Why would you use anything but XP if that's what the machine came with and your software doesn't need windows 7+?
Also I'm guessing that the tablet doesn't have a DVD Drive, in which case you could create a bootable flash drive. Build 10586 can automatically detect a Windows 7 or 8 BIOS certificate and automatically register your copy of windows 10 without upgrading.
Everyone who works in IT knows better than to use an in-place upgrade. Use it to register your hardware id with Microsoft and then do a clean install. It will be much smoother. And you can skip the Microsoft hotmail Id, just choose other, etc... They hide it but it's in there.
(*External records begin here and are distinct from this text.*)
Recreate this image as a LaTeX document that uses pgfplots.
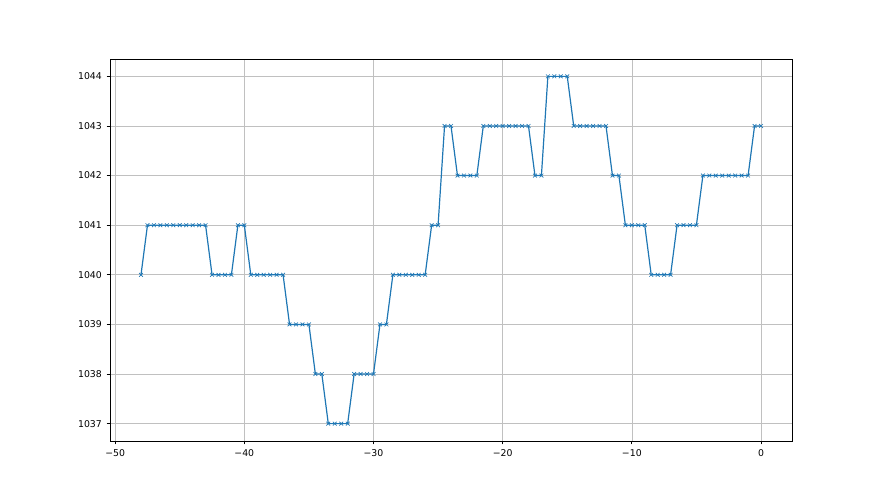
\documentclass[border=0pt]{standalone}
\usepackage{fontspec}
\setmainfont{DejaVu Sans}
\usepackage{pgfplots}
\pgfplotsset{compat=1.18}
\definecolor{mplblue}{HTML}{1F77B4}
\definecolor{gridgray}{HTML}{C0C0C0}
\begin{document}
\begin{tikzpicture}
\begin{axis}[
    scale only axis,
    width=511.5pt, height=286.5pt,
    xmin=-50.4, xmax=2.4,
    ymin=1036.65, ymax=1044.35,
    xtick={-50,-40,-30,-20,-10,0},
    xticklabels={−50,−40,−30,−20,−10,0},
    ytick={1037,1038,1039,1040,1041,1042,1043,1044},
    yticklabels={1037,1038,1039,1040,1041,1042,1043,1044},
    tick label style={font=\fontsize{7}{8}\selectfont},
    grid=major,
    grid style={gridgray, line width=0.5pt},
    axis line style={line width=0.6pt},
    tick style={black, line width=0.6pt},
    tick align=outside,
    major tick length=2.6pt,
    xtick pos=bottom, ytick pos=left,
]
\addplot[color=mplblue, line width=0.9pt, mark=x, mark size=2pt,
         mark options={line width=0.5pt}]
coordinates {
(-48,1040)
(-47.5,1041)(-47,1041)(-46.5,1041)(-46,1041)(-45.5,1041)(-45,1041)(-44.5,1041)(-44,1041)(-43.5,1041)(-43,1041)
(-42.5,1040)(-42,1040)(-41.5,1040)(-41,1040)
(-40.5,1041)(-40,1041)
(-39.5,1040)(-39,1040)(-38.5,1040)(-38,1040)(-37.5,1040)(-37,1040)
(-36.5,1039)(-36,1039)(-35.5,1039)(-35,1039)
(-34.5,1038)(-34,1038)
(-33.5,1037)(-33,1037)(-32.5,1037)(-32,1037)
(-31.5,1038)(-31,1038)(-30.5,1038)(-30,1038)
(-29.5,1039)(-29,1039)
(-28.5,1040)(-28,1040)(-27.5,1040)(-27,1040)(-26.5,1040)(-26,1040)
(-25.5,1041)(-25,1041)
(-24.5,1043)(-24,1043)
(-23.5,1042)(-23,1042)(-22.5,1042)(-22,1042)
(-21.5,1043)(-21,1043)(-20.5,1043)(-20,1043)(-19.5,1043)(-19,1043)(-18.5,1043)(-18,1043)
(-17.5,1042)(-17,1042)
(-16.5,1044)(-16,1044)(-15.5,1044)(-15,1044)
(-14.5,1043)(-14,1043)(-13.5,1043)(-13,1043)(-12.5,1043)(-12,1043)
(-11.5,1042)(-11,1042)
(-10.5,1041)(-10,1041)(-9.5,1041)(-9,1041)
(-8.5,1040)(-8,1040)(-7.5,1040)(-7,1040)
(-6.5,1041)(-6,1041)(-5.5,1041)(-5,1041)
(-4.5,1042)(-4,1042)(-3.5,1042)(-3,1042)(-2.5,1042)(-2,1042)(-1.5,1042)(-1,1042)
(-0.5,1043)(0,1043)
};
\end{axis}
\path[use as bounding box] (-82.5pt,-40.5pt) rectangle (577.5pt,330.75pt);
\end{tikzpicture}
\end{document}
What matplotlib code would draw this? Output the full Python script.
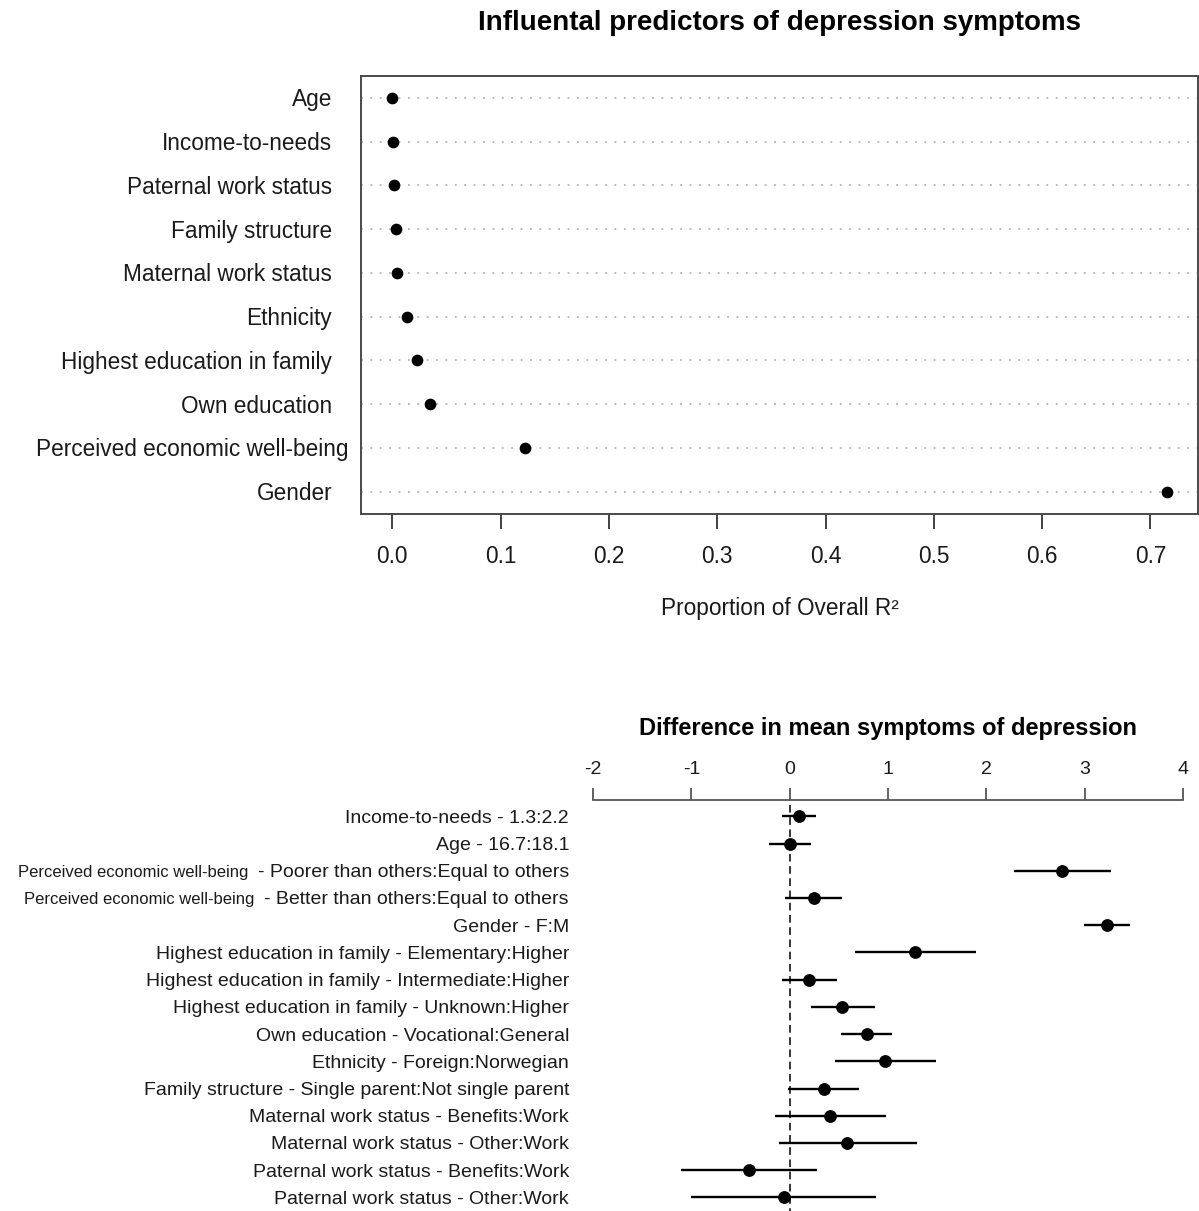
import matplotlib
matplotlib.use("Agg")
import matplotlib.pyplot as plt
import matplotlib.transforms as mtransforms
import numpy as np

plt.rcParams['font.family'] = ['Liberation Sans', 'DejaVu Sans']

# ---------------- data: top panel ----------------
predictors = ["Age", "Income-to-needs", "Paternal work status", "Family structure",
              "Maternal work status", "Ethnicity", "Highest education in family",
              "Own education", "Perceived economic well-being", "Gender"]
prop_r2 = [0.0, 0.001, 0.0013, 0.0037, 0.0046, 0.0135, 0.023, 0.035, 0.1228, 0.7153]
top_ticks = [0.0, 0.1, 0.2, 0.3, 0.4, 0.5, 0.6, 0.7]
top_tick_labels = ["0.0", "0.1", "0.2", "0.3", "0.4", "0.5", "0.6", "0.7"]

# ---------------- data: bottom panel ----------------
contrast_prefix = ["", "", "Perceived economic well-being", "Perceived economic well-being",
                   "", "", "", "", "", "", "", "", "", "", ""]
contrast_labels = ["Income-to-needs - 1.3:2.2",
                   "Age - 16.7:18.1",
                   "- Poorer than others:Equal to others",
                   "- Better than others:Equal to others",
                   "Gender - F:M",
                   "Highest education in family - Elementary:Higher",
                   "Highest education in family - Intermediate:Higher",
                   "Highest education in family - Unknown:Higher",
                   "Own education - Vocational:General",
                   "Ethnicity - Foreign:Norwegian",
                   "Family structure - Single parent:Not single parent",
                   "Maternal work status - Benefits:Work",
                   "Maternal work status - Other:Work",
                   "Paternal work status - Benefits:Work",
                   "Paternal work status - Other:Work"]
diff = [0.092, 0.0, 2.772, 0.244, 3.224, 1.272, 0.196, 0.536, 0.784, 0.968,
        0.348, 0.408, 0.588, -0.416, -0.06]
lower = [-0.08, -0.208, 2.284, -0.044, 2.992, 0.66, -0.08, 0.212, 0.524, 0.46,
         -0.016, -0.152, -0.108, -1.108, -1.0]
upper = [0.272, 0.212, 3.264, 0.532, 3.464, 1.892, 0.484, 0.864, 1.044, 1.488,
         0.708, 0.98, 1.292, 0.28, 0.88]
bottom_ticks = [-2, -1, 0, 1, 2, 3, 4]
bottom_tick_labels = ["-2", "-1", "0", "1", "2", "3", "4"]

W, H = 1199, 1211
fig = plt.figure(figsize=(W / 100, H / 100), dpi=100)

def px_axes(left, top, right, bottom):
    return fig.add_axes([left / W, 1 - bottom / H, (right - left) / W, (bottom - top) / H])

# ================= top panel =================
ax1 = px_axes(361.3, 76, 1198, 513.5)
n = len(predictors)
ypos = np.arange(1, n + 1)
rng = max(prop_r2) - min(prop_r2)
ax1.set_xlim(min(prop_r2) - 0.04 * rng, max(prop_r2) + 0.04 * rng)
ax1.set_ylim(n + 0.5, 0.5)
xl = ax1.get_xlim()
for y in ypos:
    ax1.plot(xl, [y, y], color="#b4b4b4", lw=1.3, ls=(0, (1, 4.2)), zorder=1)
ax1.plot(prop_r2, ypos, "o", color="black", ms=7.4, zorder=3)
for s in ax1.spines.values():
    s.set_color("#4a4a4a")
    s.set_linewidth(1.4)
ax1.set_yticks([])
ax1.set_xticks(top_ticks)
ax1.set_xticklabels(top_tick_labels, fontsize=16.3, color="#1a1a1a")
ax1.tick_params(axis="x", direction="out", length=10.5, width=1.3, color="#333333", pad=12)
shift_down = mtransforms.ScaledTranslation(0, -2 / 100, fig.dpi_scale_trans)
label_tr = mtransforms.blended_transform_factory(fig.transFigure, ax1.transData) + shift_down
for lab, y in zip(predictors, ypos):
    xr = 348.5 if lab.startswith("Perceived") else 332
    ax1.text(xr / W, y, lab, transform=label_tr, ha="right", va="center",
             fontsize=16.3, color="#1a1a1a")
fig.text(779.6 / W, 1 - 23 / H, "Influental predictors of depression symptoms",
         ha="center", va="center", fontsize=20, fontweight="bold")
fig.text(780 / W, 1 - 608 / H, "Proportion of Overall R\u00b2", ha="center", va="center",
         fontsize=16.3, color="#1a1a1a")

# ================= bottom panel =================
ax2 = px_axes(593, 800, 1183, 1211)
m = len(diff)
rows = np.arange(1, m + 1)
ax2.set_xlim(bottom_ticks[0], bottom_ticks[-1])
ax2.set_ylim(15.5, 0.4)
ax2.plot([0, 0], [0.6, 15.5], color="black", lw=1.1, ls=(0, (5, 3)), zorder=1, clip_on=False)
ax2.hlines(rows, lower, upper, color="black", lw=1.7, zorder=2, clip_on=False)
ax2.plot(diff, rows, "o", color="black", ms=8.2, zorder=3, clip_on=False)
for k in ["left", "right", "bottom"]:
    ax2.spines[k].set_visible(False)
ax2.spines["top"].set_color("#555555")
ax2.spines["top"].set_linewidth(1.3)
ax2.xaxis.tick_top()
ax2.set_xticks(bottom_ticks)
ax2.set_xticklabels(bottom_tick_labels, fontsize=14, color="#1a1a1a")
ax2.tick_params(axis="x", direction="out", length=8.6, width=1.3, color="#555555", pad=7.5)
ax2.set_yticks([])
lab_tr = mtransforms.blended_transform_factory(fig.transFigure, ax2.transData) + shift_down
for lab, pre, y in zip(contrast_labels, contrast_prefix, rows):
    t = ax2.text(569 / W, y, lab, transform=lab_tr, ha="right", va="center",
                 fontsize=14, color="#1a1a1a")
    if pre:
        ax2.annotate(pre, xy=(0, 0.5), xycoords=t, xytext=(-7, 0), textcoords="offset points",
                     ha="right", va="center", fontsize=12, color="#1a1a1a")
fig.text(888 / W, 1 - 728 / H, "Difference in mean symptoms of depression",
         ha="center", va="center", fontsize=17, fontweight="bold")

fig.savefig("out.png", dpi=100)
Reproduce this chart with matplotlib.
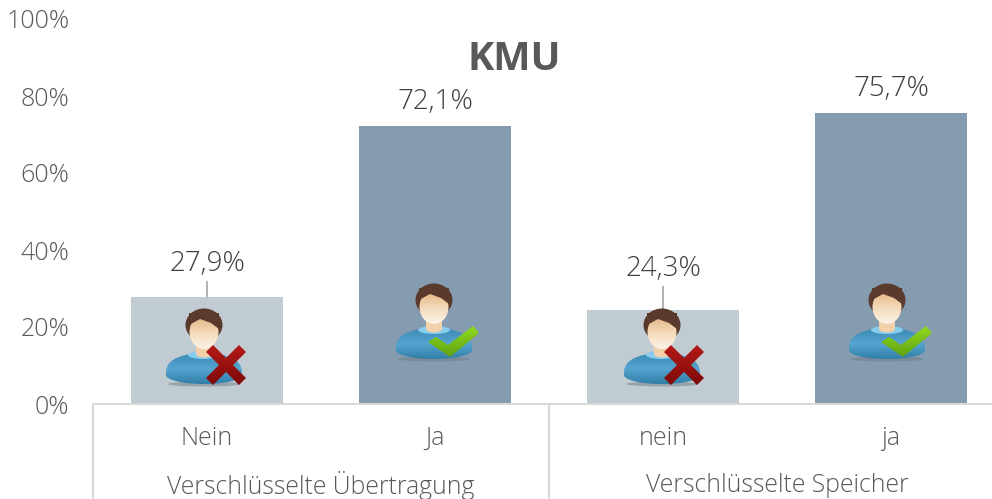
import matplotlib
matplotlib.use('Agg')
import matplotlib.pyplot as plt
from matplotlib.patches import Ellipse, Polygon, Rectangle
from matplotlib.transforms import Affine2D
from matplotlib.colors import LinearSegmentedColormap
import numpy as np

plt.rcParams['font.family'] = ['Open Sans', 'DejaVu Sans']

answers = ['Nein', 'Ja', 'nein', 'ja']
groups = ['Verschlüsselte Übertragung', 'Verschlüsselte Speicher']
values = [27.9, 72.1, 24.3, 75.7]
value_labels = ['27,9%', '72,1%', '24,3%', '75,7%']
bar_colors = ['#c1cbd2', '#859bb0', '#c1cbd2', '#859bb0']
y_ticks = [0, 20, 40, 60, 80, 100]
y_tick_labels = ['0%', '20%', '40%', '60%', '80%', '100%']

W, H = 992, 499
text_col = '#595959'
line_col = '#d9d9d9'

fig = plt.figure(figsize=(W / 100, H / 100), dpi=100)
ax = fig.add_axes([93 / W, (H - 404) / H, (W - 93) / W, 385 / H])

x = np.arange(len(values))
ax.bar(x, values, width=0.667, color=bar_colors)
ax.set_xlim(-0.5, -0.5 + (W - 93) / 228)
ax.set_ylim(0, 100)

for s in ['top', 'right', 'left']:
    ax.spines[s].set_visible(False)
ax.spines['bottom'].set_color(line_col)
ax.spines['bottom'].set_linewidth(1.5)

ax.set_yticks(y_ticks)
ax.set_yticklabels(y_tick_labels, fontsize=18, color=text_col, fontweight='light')
ax.tick_params(axis='y', length=0, pad=17)
ax.set_xticks(x)
ax.set_xticklabels(answers, fontsize=18, color=text_col, fontweight='light')
ax.tick_params(axis='x', length=0, pad=16)

# zweite Ebene der Kategorien
for i, g in enumerate(groups):
    ax.annotate(g, (0.5 + 2 * i, 0), xytext=(0, -81), textcoords='offset pixels',
                ha='center', va='center', fontsize=17.8, color=text_col,
                fontweight='light', annotation_clip=False)
for sep in [-0.5, 1.5]:
    ax.plot([sep, sep], [0, -25], color=line_col, lw=1.5, clip_on=False)

# Werte und Fuehrungslinien
for i, v in enumerate(values):
    dy = 24 if i in (1, 3) else (33 if i == 0 else 41)
    ax.annotate(value_labels[i], (i, v), xytext=(0, dy), textcoords='offset pixels',
                ha='center', va='center', fontsize=20, color='#404040', fontweight='light')
    if i in (0, 2):
        ax.annotate('', (i, v), xytext=(0, 15 if i == 0 else 24), textcoords='offset pixels',
                    arrowprops=dict(arrowstyle='-', color='#a6a6a6', lw=1.2, shrinkA=0, shrinkB=0))

ax.text(514, H - 59, 'KMU', transform=None, ha='center', va='center',
        fontsize=28.5, fontweight='bold', color='#595959')

skin = LinearSegmentedColormap.from_list('skin', ['#fdf3e8', '#f3d9b8', '#e4b27e'])
shirt = LinearSegmentedColormap.from_list('shirt', ['#2f7fa8', '#55a5d0', '#3a8ab5'])
red = LinearSegmentedColormap.from_list('red', ['#7c0a0a', '#b51a16'])
green = LinearSegmentedColormap.from_list('green', ['#5fa012', '#8fdc1e'])
grad = np.linspace(0, 1, 64).reshape(-1, 1)

# Pixel von oben links, wie im Bild
px = Affine2D().scale(1, -1).translate(0, H)


def filled(patch, cmap, box):
    # Verlauf in die Form schneiden
    ax.add_patch(patch)
    patch.set_facecolor('none')
    im = ax.imshow(grad, cmap=cmap, origin='lower', aspect='auto', zorder=patch.get_zorder(),
                   extent=box, transform=px)
    im.set_clip_path(patch)


def person(cx, top, mark):
    ax.add_patch(Ellipse((cx, top + 75), 72, 5, color='#6f7b84', alpha=0.5, transform=px, zorder=3, lw=0))
    # Koerper aus zwei halben Ellipsen, oben etwas breiter
    t = np.linspace(np.pi, 0, 40)
    upper = np.c_[cx + 38 * np.cos(t), top + 66 - 22 * np.sin(t) ** 0.7]
    lower = np.c_[cx + 38 * np.cos(t[::-1]), top + 66 + 9 * np.sin(t[::-1])]
    body = Polygon(np.r_[upper, lower], transform=px, zorder=4, lw=0)
    filled(body, shirt, (cx - 38, cx + 38, top + 75, top + 44))
    ax.add_patch(Ellipse((cx, top + 46), 32, 8, color='#86cdf0', transform=px, zorder=4.3, lw=0))
    ax.add_patch(Rectangle((cx - 8, top + 30), 16, 16, color='#f1d0aa', transform=px, zorder=4.4, lw=0))
    ax.add_patch(Ellipse((cx, top + 45), 16, 7, color='#f1d0aa', transform=px, zorder=4.5, lw=0))
    # Haare und Gesicht
    ax.add_patch(Ellipse((cx, top + 16), 37, 33, color='#5a3a2c', transform=px, zorder=5, lw=0))
    face = Ellipse((cx, top + 23), 29, 34, transform=px, zorder=6, lw=0)
    filled(face, skin, (cx - 15, cx + 15, top + 40, top + 6))
    ax.add_patch(Polygon([(cx - 15, top + 16), (cx - 4, top + 10), (cx + 7, top + 14), (cx + 15, top + 20),
                          (cx + 15, top + 4), (cx - 15, top + 4)],
                         color='#5a3a2c', transform=px, zorder=6.5, lw=0))
    if mark == 'x':
        mx, my, s, a = cx + 22, top + 56, 20, 7
        cross = Polygon([(mx - s + a, my - s), (mx, my - a), (mx + s - a, my - s), (mx + s, my - s + a),
                         (mx + a, my), (mx + s, my + s - a), (mx + s - a, my + s), (mx, my + a),
                         (mx - s + a, my + s), (mx - s, my + s - a), (mx - a, my), (mx - s, my - s + a)],
                        transform=px, zorder=7, lw=0)
        filled(cross, red, (mx - s, mx + s, my + s, my - s))
    else:
        check = Polygon([(cx - 6, top + 58), (cx + 2, top + 53), (cx + 14, top + 61), (cx + 39, top + 42),
                         (cx + 45, top + 49), (cx + 16, top + 73)],
                        transform=px, zorder=7, lw=0)
        filled(check, green, (cx - 6, cx + 45, top + 73, top + 42))


person(204, 309, 'x')
person(434, 284, 'ok')
person(662, 309, 'x')
person(887, 284, 'ok')
ax.set_xlim(-0.5, -0.5 + (W - 93) / 228)
ax.set_ylim(0, 100)

fig.savefig('out.png', dpi=100)
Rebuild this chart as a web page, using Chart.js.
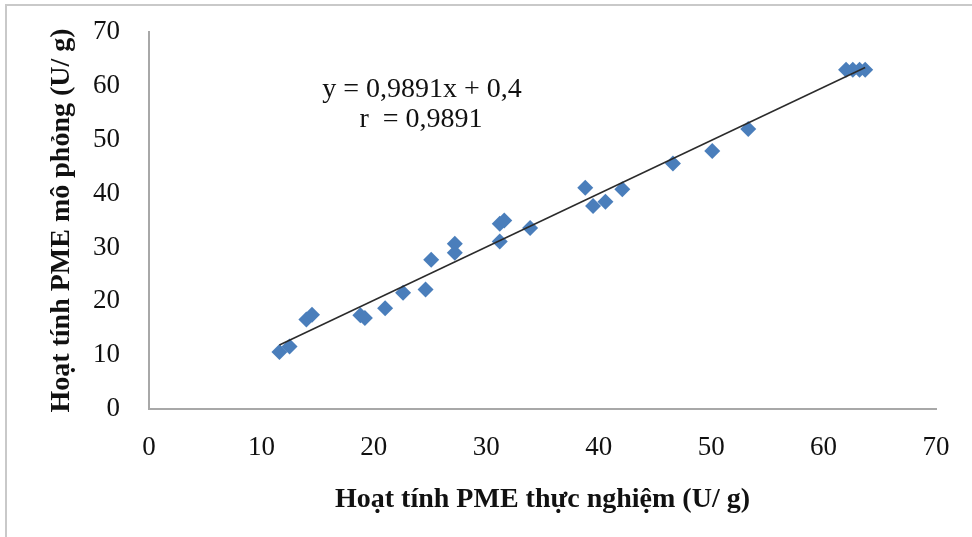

Just keep looking for it.
And Microsoft is only offering a year of free support for those users
Have an HP mini 9 here with 7 Starter (not eligible for free update but still cheaper than scratch) which apart from the onboard network being b0rk3d and no SD slot works for the most part.
For all of £11 + a cheap 240GB SSD from a friend who upgraded to a 500GB this dinosaur may yet survive to scratch un the dirt another day, seems a shame to waste a new battery and other bits.
Protip: copy OS from recovery on slightly more recent HP netbook with identical chipset and do one crucial update (GW10) then install 10.
This assumes you have the old drive to recover from and know how to image, resize etc.
Also worth checking is that the BIOS is indeed the latest version, my old board has a socket so it might also get upgraded to a 25Q128 as these old Eon chips are very prone to failure after such a long time.